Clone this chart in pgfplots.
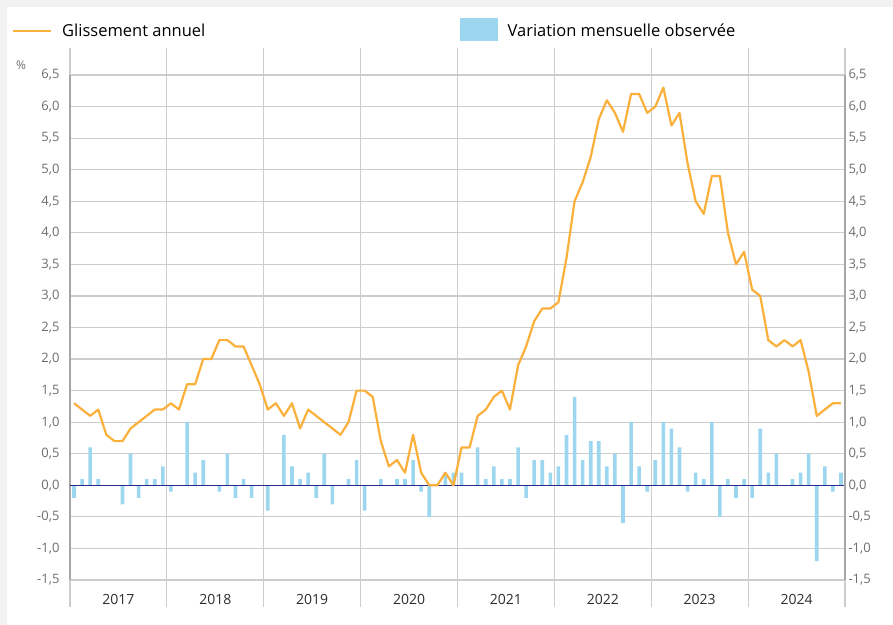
\documentclass[border=0pt]{standalone}
\usepackage{pgfplots}
\usepackage{pgfplotstable}
\pgfplotsset{compat=1.18}
\usepackage{fontspec}
\setmainfont{Open Sans}
\definecolor{lineorange}{HTML}{FBB03B}
\definecolor{barblue}{HTML}{9DD6EF}
\definecolor{zeronavy}{HTML}{2A2A8A}
\definecolor{gridgray}{HTML}{CDCDCD}
\definecolor{axisgray}{HTML}{A6A6A6}
\definecolor{labelgray}{HTML}{6E6E6E}
\definecolor{bggray}{HTML}{F2F2F2}
\definecolor{yeartext}{HTML}{2E2E2E}

\pgfplotstableread{
idx line bar
0 1.3 -0.2
1 1.2 0.1
2 1.1 0.6
3 1.2 0.1
4 0.8 0.0
5 0.7 0.0
6 0.7 -0.3
7 0.9 0.5
8 1.0 -0.2
9 1.1 0.1
10 1.2 0.1
11 1.2 0.3
12 1.3 -0.1
13 1.2 0.0
14 1.6 1.0
15 1.6 0.2
16 2.0 0.4
17 2.0 0.0
18 2.3 -0.1
19 2.3 0.5
20 2.2 -0.2
21 2.2 0.1
22 1.9 -0.2
23 1.6 0.0
24 1.2 -0.4
25 1.3 0.0
26 1.1 0.8
27 1.3 0.3
28 0.9 0.1
29 1.2 0.2
30 1.1 -0.2
31 1.0 0.5
32 0.9 -0.3
33 0.8 0.0
34 1.0 0.1
35 1.5 0.4
36 1.5 -0.4
37 1.4 0.0
38 0.7 0.1
39 0.3 0.0
40 0.4 0.1
41 0.2 0.1
42 0.8 0.4
43 0.2 -0.1
44 0.0 -0.5
45 0.0 0.0
46 0.2 0.2
47 0.0 0.2
48 0.6 0.2
49 0.6 0.0
50 1.1 0.6
51 1.2 0.1
52 1.4 0.3
53 1.5 0.1
54 1.2 0.1
55 1.9 0.6
56 2.2 -0.2
57 2.6 0.4
58 2.8 0.4
59 2.8 0.2
60 2.9 0.3
61 3.6 0.8
62 4.5 1.4
63 4.8 0.4
64 5.2 0.7
65 5.8 0.7
66 6.1 0.3
67 5.9 0.5
68 5.6 -0.6
69 6.2 1.0
70 6.2 0.3
71 5.9 -0.1
72 6.0 0.4
73 6.3 1.0
74 5.7 0.9
75 5.9 0.6
76 5.1 -0.1
77 4.5 0.2
78 4.3 0.1
79 4.9 1.0
80 4.9 -0.5
81 4.0 0.1
82 3.5 -0.2
83 3.7 0.1
84 3.1 -0.2
85 3.0 0.9
86 2.3 0.2
87 2.2 0.5
88 2.3 0.0
89 2.2 0.1
90 2.3 0.2
91 1.8 0.5
92 1.1 -1.2
93 1.2 0.3
94 1.3 -0.1
95 1.3 0.2
}\data

\begin{document}
\begin{tikzpicture}
\fill[bggray] (-70bp,-45bp) rectangle (823bp,580bp);
\fill[white] (-63bp,-45bp) rectangle (823bp,573bp);
\path[use as bounding box] (-70bp,-45bp) rectangle (823bp,580bp);
\begin{axis}[
  at={(0,0)}, anchor=south west,
  scale only axis, width=775bp, height=505bp,
  xmin=-0.5, xmax=95.5, ymin=-1.5, ymax=6.5,
  separate axis lines,
  x axis line style={draw=none},
  y axis line style={draw=axisgray, line width=1.3bp},
  axis line style={-},
  xtick={-0.5,11.5,23.5,35.5,47.5,59.5,71.5,83.5,95.5},
  xticklabels={},
  tick align=outside,
  xtick style={draw=gridgray, line width=1.2bp},
  major tick length=27bp,
  extra x ticks={5.5,17.5,29.5,41.5,53.5,65.5,77.5,89.5},
  extra x tick labels={2017,2018,2019,2020,2021,2022,2023,2024},
  extra x tick style={xmajorgrids=false, major tick length=0pt,
     xtick style={draw=none},
     xticklabel style={anchor=base, yshift=-24bp, text=yeartext,
        font=\fontsize{14bp}{16bp}\selectfont}},
  ytick={-1.5,-1,...,6.5},
  ytick style={draw=none},
  grid=major,
  grid style={draw=gridgray, line width=1.2bp},
  /pgf/number format/assume math mode=true,
  yticklabel style={/pgf/number format/.cd, fixed, fixed zerofill, precision=1, use comma, /tikz/.cd,
     text=labelgray, font=\fontsize{13bp}{15bp}\selectfont, xshift=20bp},
  legend columns=2,
  legend style={at={(axis description cs:-0.0748,1.091)}, anchor=west,
     draw=none, fill=none, inner sep=0pt, outer sep=0pt,
     font=\fontsize{16.5bp}{18bp}\selectfont,
     nodes={inner sep=0pt, outer sep=0pt},
     /tikz/every odd column/.append style={column sep=10bp},
     /tikz/every even column/.append style={column sep=0pt}},
  legend cell align=left,
]
\addplot[ybar, bar width=3.6bp, bar shift=0pt, fill=barblue, draw=none, forget plot]
  table[x=idx, y=bar] {\data};
\addplot[zeronavy, line width=1.6bp, forget plot] coordinates {(-0.5,0) (95.5,0)};
\addplot[lineorange, line width=2.2bp, line join=round, forget plot]
  table[x=idx, y=line] {\data};
\addlegendimage{legend image code/.code={\draw[lineorange, line width=2.2bp] (0bp,0bp) -- (38bp,0bp);}}
\addlegendentry{\makebox[398bp][l]{Glissement annuel}}
\addlegendimage{legend image code/.code={\fill[barblue] (0bp,-9bp) rectangle (37bp,13bp);}}
\addlegendentry{Variation mensuelle observée}
\end{axis}
\begin{axis}[
  at={(0,0)}, anchor=south west,
  scale only axis, width=775bp, height=505bp,
  xmin=-0.5, xmax=95.5, ymin=-1.5, ymax=6.5,
  axis x line=none,
  axis y line*=right,
  y axis line style={draw=axisgray, line width=1.3bp, -},
  ytick={-1.5,-1,...,6.5},
  ytick style={draw=none},
  /pgf/number format/assume math mode=true,
  yticklabel style={/pgf/number format/.cd, fixed, fixed zerofill, precision=1, use comma, /tikz/.cd,
     text=labelgray, font=\fontsize{13bp}{15bp}\selectfont},
]
\addplot[draw=none, forget plot] coordinates {(0,0)};
\end{axis}
\node[text=labelgray, font=\fontsize{12bp}{14bp}\selectfont] at (-49bp,515bp) {\%};
\end{tikzpicture}
\end{document}
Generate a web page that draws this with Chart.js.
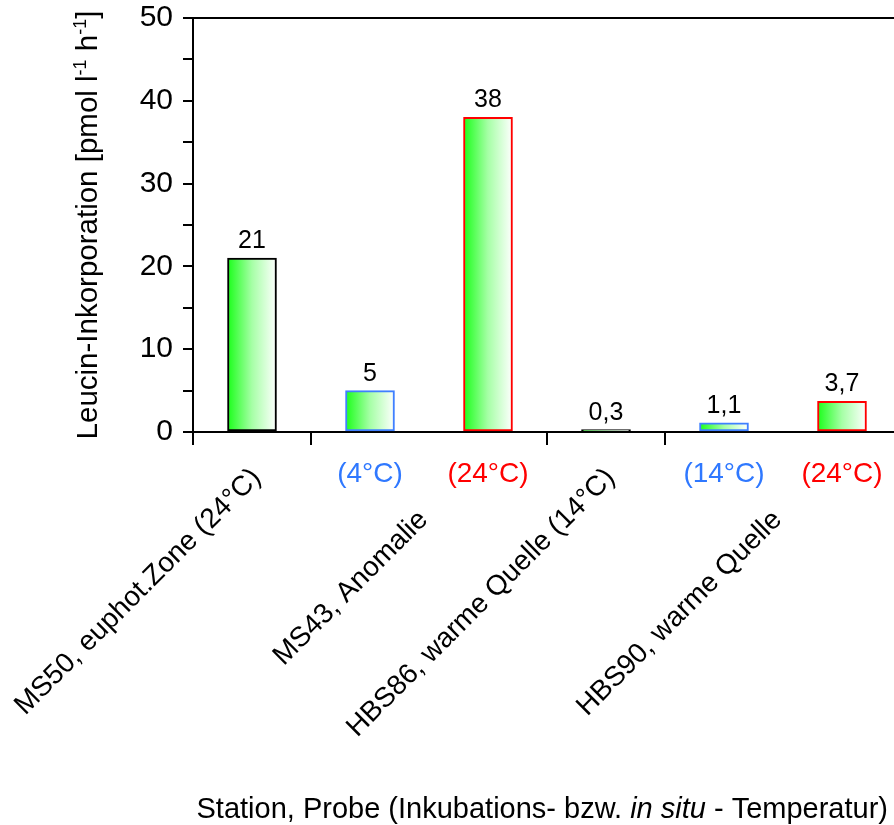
<!DOCTYPE html>
<html lang="de">
<head>
<meta charset="utf-8">
<title>Leucin-Inkorporation</title>
<script src="https://cdn.jsdelivr.net/npm/chart.js@4.4.1/dist/chart.umd.min.js"></script>
<style>
    html, body { margin: 0; padding: 0; background: #fff; overflow: hidden; }
    #chart { display: block; }
</style>
</head>
<body>
<canvas id="chart" width="901" height="825"></canvas>
<script>
// Chart data
const categories = ['MS50 (24°C)', 'MS43 (4°C)', 'MS43 (24°C)', 'HBS86 (14°C)', 'HBS90 (14°C)', 'HBS90 (24°C)'];
const leucinValues = [21, 5, 38, 0.3, 1.1, 3.7];
const valueLabels = ['21', '5', '38', '0,3', '1,1', '3,7'];
const tempLabels = ['', '(4°C)', '(24°C)', '', '(14°C)', '(24°C)'];
const groupLabels = ['MS50, euphot.Zone (24°C)', 'MS43, Anomalie', 'HBS86, warme Quelle (14°C)', 'HBS90, warme Quelle'];
const groupFirst = [0, 1, 3, 4];
const groupLast = [0, 2, 3, 5];
const yMax = 50;
const yStep = 5;

(function() {
    'use strict';

    const FONT = '"Liberation Sans", Arial, sans-serif';
    const BLUE = '#2f78ff';
    const RED = '#ff0000';
    const borderColors = ['#000000', '#3f80ff', RED, '#000000', '#3f80ff', RED];
    const tempColors = ['#000', BLUE, RED, '#000', BLUE, RED];
    const BAR_W = 49;

    // Green-to-white gradient across each bar
    function barGradient(context) {
        const chart = context.chart;
        if (!chart.chartArea || !chart.scales.x) return '#33ff33';
        const x = chart.scales.x.getPixelForValue(context.dataIndex);
        const g = chart.ctx.createLinearGradient(x - BAR_W / 2, 0, x + BAR_W / 2, 0);
        g.addColorStop(0, '#1aff1a');
        g.addColorStop(0.5, '#a6ffa6');
        g.addColorStop(1, '#ffffff');
        return g;
    }

    // Draw text pieces in a row (normal / italic / superscript)
    function drawPieces(ctx, pieces, x, y, align) {
        let total = 0;
        pieces.forEach(p => {
            ctx.font = p.font;
            p.w = ctx.measureText(p.text).width;
            total += p.w;
        });
        let cx = align === 'right' ? x - total : (align === 'center' ? x - total / 2 : x);
        ctx.textAlign = 'left';
        pieces.forEach(p => {
            ctx.font = p.font;
            ctx.fillText(p.text, cx, y + (p.dy || 0));
            cx += p.w;
        });
    }

    const decorations = {
        id: 'decorations',
        afterDraw(chart) {
            const ctx = chart.ctx;
            const area = chart.chartArea;
            const xs = chart.scales.x;
            const ys = chart.scales.y;
            const meta = chart.getDatasetMeta(0);
            const step = xs.getPixelForValue(1) - xs.getPixelForValue(0);
            const base = ys.getPixelForValue(0);
            const top = ys.getPixelForValue(yMax);

            ctx.save();
            ctx.fillStyle = '#000';
            ctx.strokeStyle = '#000';
            ctx.lineWidth = 2;

            // frame line along the top of the plot
            ctx.fillRect(area.left, top - 1, area.right - area.left, 2);

            // value labels above bars
            ctx.font = '25px ' + FONT;
            ctx.textAlign = 'center';
            ctx.textBaseline = 'alphabetic';
            meta.data.forEach((bar, i) => {
                ctx.fillText(valueLabels[i], bar.x, bar.y - 10);
            });

            // group separator ticks under the x axis
            groupFirst.forEach(i => {
                const x = xs.getPixelForValue(i) - step / 2;
                ctx.beginPath();
                ctx.moveTo(x, base);
                ctx.lineTo(x, base + 13);
                ctx.stroke();
            });

            // temperature labels under bars
            ctx.font = '28px ' + FONT;
            ctx.textBaseline = 'middle';
            tempLabels.forEach((t, i) => {
                if (!t) return;
                ctx.fillStyle = tempColors[i];
                ctx.fillText(t, xs.getPixelForValue(i), base + 42);
            });

            // rotated station labels
            ctx.fillStyle = '#000';
            ctx.font = '28px ' + FONT;
            ctx.textAlign = 'right';
            ctx.textBaseline = 'alphabetic';
            groupLabels.forEach((label, g) => {
                const a = groupFirst[g], b = groupLast[g];
                const cx = (xs.getPixelForValue(a) + xs.getPixelForValue(b)) / 2;
                const single = a === b;
                ctx.save();
                ctx.translate(single ? cx + 10 : cx, single ? base + 47 : base + 89);
                ctx.rotate(-Math.PI / 4);
                ctx.fillText(label, 0, 0);
                ctx.restore();
            });

            // y axis title with superscripts
            const f = '29.5px ' + FONT;
            const fs = '18px ' + FONT;
            ctx.save();
            ctx.translate(97, (area.top + area.bottom) / 2);
            ctx.rotate(-Math.PI / 2);
            drawPieces(ctx, [
                { text: 'Leucin-Inkorporation [pmol l', font: f },
                { text: '-1', font: fs, dy: -11 },
                { text: ' h', font: f },
                { text: '-1', font: fs, dy: -11 },
                { text: ']', font: f }
            ], 0, 0, 'center');
            ctx.restore();

            // x axis title with italic "in situ"
            const fx = '29px ' + FONT;
            drawPieces(ctx, [
                { text: 'Station, Probe (Inkubations- bzw. ', font: fx },
                { text: 'in situ', font: 'italic 29px ' + FONT },
                { text: ' - Temperatur)', font: fx }
            ], 888, 818, 'right');

            ctx.restore();
        }
    };

    function initChart() {
        const canvas = document.getElementById('chart');
        new Chart(canvas.getContext('2d'), {
            type: 'bar',
            data: {
                labels: categories,
                datasets: [{
                    data: leucinValues,
                    backgroundColor: barGradient,
                    borderColor: borderColors,
                    borderWidth: 2,
                    borderSkipped: false,
                    barThickness: BAR_W
                }]
            },
            options: {
                responsive: false,
                animation: false,
                layout: { padding: { top: 18, left: 0, right: 0, bottom: 0 } },
                plugins: {
                    legend: { display: false },
                    tooltip: { enabled: false }
                },
                scales: {
                    x: {
                        offset: true,
                        grid: { display: false },
                        border: { display: true, color: '#000', width: 2 },
                        ticks: { display: false },
                        afterFit(scale) { scale.height = 825 - 432; }
                    },
                    y: {
                        min: 0,
                        max: yMax,
                        border: { display: true, color: '#000', width: 2 },
                        grid: {
                            drawOnChartArea: false,
                            color: '#000',
                            tickLength: 10,
                            lineWidth: 2
                        },
                        ticks: {
                            stepSize: yStep,
                            padding: 10,
                            color: '#000',
                            font: { family: FONT, size: 30, lineHeight: 1 },
                            callback: v => (v % 10 === 0 ? v : '')
                        },
                        afterFit(scale) {
                            scale.width = 193;
                            scale.paddingTop = 0;
                            scale.paddingBottom = 0;
                        }
                    }
                }
            },
            plugins: [decorations]
        });
    }

    document.addEventListener('DOMContentLoaded', initChart);
})();
</script>
</body>
</html>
•••
STATED PROBLEM
Copy down every line of the entries containing the word "this".

TASK OUTPUT
Clone this chart in pgfplots.
Generate a web page that draws this with Chart.js.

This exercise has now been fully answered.